Q. I have heard friends complain that their parent’s financial power of attorney was not honored by their bank. Is there a way to avoid this?
A. Unfortunately, we hear that complaint from time to time. While there may be no way to draft a power of attorney that completely eliminate the risk that it will not be honored at the time of need, here is my short list of steps you can take to minimize that risk:
- Sign the Bank’s Own Forms: most banks and other financial institutions have their own, short form Power of Attorney with which they are familiar. While the bank’s own forms are more limited and are usually targeted to specific accounts, signing them – in addition to your attorney-drafted document — usually eliminates the risk that your designated agent will have problems at that bank down the road.
- Include Hold Harmless Provisions in Your DPOA: financial custodians are concerned about their exposure if they mistakenly rely upon a Durable Power Of Attorney (“DPOA”) that appears valid on his face. It sometimes helps if your DPOA includes specific language that a bank or other custodian will be held harmless if it relies, in good faith, upon a DPOA presented to it.
- Fully Describe Real Property: title companies are sometimes reluctant to honor a DPOA that refers, generally, to “all real property”. Their comfort increases dramatically if the DPOA recites, specifically, the full legal description of each piece of real property covered by the DPOA.
- Preserve Evidence of Capacity: if you anticipate any question down the road as to whether an elderly signer knew what he was signing at the time the DPOA was executed, consider asking him to secure a letter from his doctor that the elder has full capacity to sign such documents. That letter can then be kept on file to be shown to any financial institution should such concern later arise.

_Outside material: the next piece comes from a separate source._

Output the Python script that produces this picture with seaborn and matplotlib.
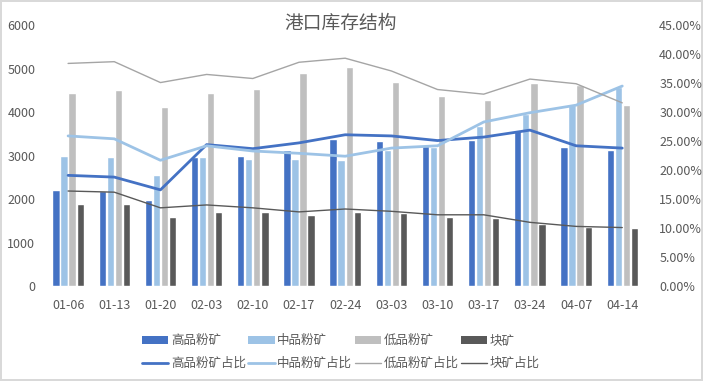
import numpy as np
import pandas as pd
import matplotlib
matplotlib.use('Agg')
import matplotlib.pyplot as plt
from matplotlib.patches import Patch
from matplotlib.lines import Line2D
from matplotlib.ticker import PercentFormatter
import seaborn as sns

# données
dates = ['01-06', '01-13', '01-20', '02-03', '02-10', '02-17', '02-24',
         '03-03', '03-10', '03-17', '03-24', '04-07', '04-14']
high = [2205, 2182, 1975, 2963, 2986, 3124, 3376, 3330, 3215, 3353, 3568, 3200, 3140]
mid = [2986, 2963, 2550, 2963, 2917, 2917, 2894, 3140, 3200, 3675, 3950, 4157, 4578]
low = [4440, 4502, 4111, 4440, 4525, 4892, 5030, 4693, 4364, 4272, 4670, 4616, 4157]
lump = [1883, 1883, 1585, 1700, 1700, 1631, 1700, 1684, 1592, 1577, 1439, 1363, 1340]

high_r = [19.1, 18.8, 16.6, 24.4, 23.7, 24.7, 26.1, 25.9, 25.1, 25.7, 26.9, 24.2, 23.8]
mid_r = [25.9, 25.4, 21.7, 24.2, 23.3, 22.9, 22.4, 23.8, 24.2, 28.3, 29.9, 31.2, 34.5]
low_r = [38.4, 38.7, 35.1, 36.5, 35.8, 38.6, 39.3, 37.1, 33.9, 33.1, 35.7, 34.9, 31.6]
lump_r = [16.4, 16.2, 13.5, 14.0, 13.5, 12.8, 13.3, 12.9, 12.3, 12.3, 11.0, 10.3, 10.1]

bar_names = ['高品粉矿', '中品粉矿', '低品粉矿', '块矿']
line_names = ['高品粉矿占比', '中品粉矿占比', '低品粉矿占比', '块矿占比']
bar_colors = ['#4472C4', '#9DC3E6', '#BFBFBF', '#595959']
line_colors = ['#4472C4', '#9DC3E6', '#A5A5A5', '#595959']
line_widths = [2.0, 2.0, 1.0, 1.0]

sns.set_style('white')
plt.rcParams['font.family'] = ['Noto Sans CJK SC', 'DejaVu Sans']
txt = '#595959'

df = pd.DataFrame({'date': dates, '高品粉矿': high, '中品粉矿': mid,
                   '低品粉矿': low, '块矿': lump})
long = df.melt(id_vars='date', var_name='类型', value_name='库存')

fig = plt.figure(figsize=(7.03, 3.81), dpi=100)
fig.patch.set_edgecolor('#D9D9D9')
fig.patch.set_linewidth(1.5)
ax = fig.add_axes([0.064, 0.249, 0.854, 0.685])

sns.barplot(data=long, x='date', y='库存', hue='类型', hue_order=bar_names,
            palette=bar_colors, width=0.7, gap=0.1, ax=ax, legend=False,
            saturation=1)
ax.set_ylim(0, 6000)
ax.set_yticks(range(0, 6001, 1000))
ax.set_xlim(-0.5, len(dates) - 0.5)
ax.set_xlabel('')
ax.set_ylabel('')

ax2 = ax.twinx()
pos = np.arange(len(dates))
for vals, c, lw in zip([high_r, mid_r, low_r, lump_r], line_colors, line_widths):
    sns.lineplot(x=pos, y=vals, ax=ax2, color=c, linewidth=lw, legend=False)
ax2.set_ylim(0, 45)
ax2.set_yticks(np.arange(0, 46, 5))
ax2.yaxis.set_major_formatter(PercentFormatter(decimals=2))

for a in (ax, ax2):
    for s in a.spines.values():
        s.set_visible(False)
    a.tick_params(length=0, labelsize=9, colors=txt)
ax.tick_params(axis='y', pad=7)
ax.tick_params(axis='x', pad=9)
ax2.tick_params(axis='y', pad=10)

fig.text(0.485, 0.938, '港口库存结构', ha='center', va='center',
         fontsize=13.5, color=txt)

handles = []
labels = []
for bn, ln, bc, lc, lw in zip(bar_names, line_names, bar_colors, line_colors, line_widths):
    handles.append(Patch(facecolor=bc, edgecolor='none'))
    labels.append(bn)
    handles.append(Line2D([0], [0], color=lc, linewidth=lw))
    labels.append(ln)

leg = fig.legend(handles, labels, ncol=4, loc='center', bbox_to_anchor=(0.485, 0.076),
                 frameon=False, fontsize=9, handlelength=2.1, handletextpad=0.2,
                 columnspacing=0.2, labelspacing=0.8, handleheight=0.6)
for t in leg.get_texts():
    t.set_color(txt)

fig.savefig('out.png', dpi=100)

- Keep the DPOA Current: third parties are often concerned if a DPOA has been signed so long ago so that it is “stale” in their eyes. I recommend re-executing a financial DPOA at least every 3 to 5 years and, if possible, annually.
- Offer a § 4305 affidavit: custodians are sometimes concerned that the DPOA may have previously been revoked. To allay that concern, the agent can submit an affidavit to the custodian, made pursuant to section 4305 of the Probate Code, that the DPOA has not been revoked. Once completed, that affidavit becomes conclusive proof of non-revocation.
- Anticipate Language That the Custodian May Prefer: if the DPOA is being created to be used at a specific bank or title company, ask whether it prefers specific language in the DPOA and, if so, incorporate same in your document.
- Legal Proceedings to Enforce Acceptance: as a last resort, consider a lawsuit. The law provides that a third party who refuses to honor a DPOA, after being provided a 4305 affidavit, may be liable for the petitioner’s attorney’s fees incurred in the court proceeding. Bringing this to the custodian’s attention often generates the desired compliance.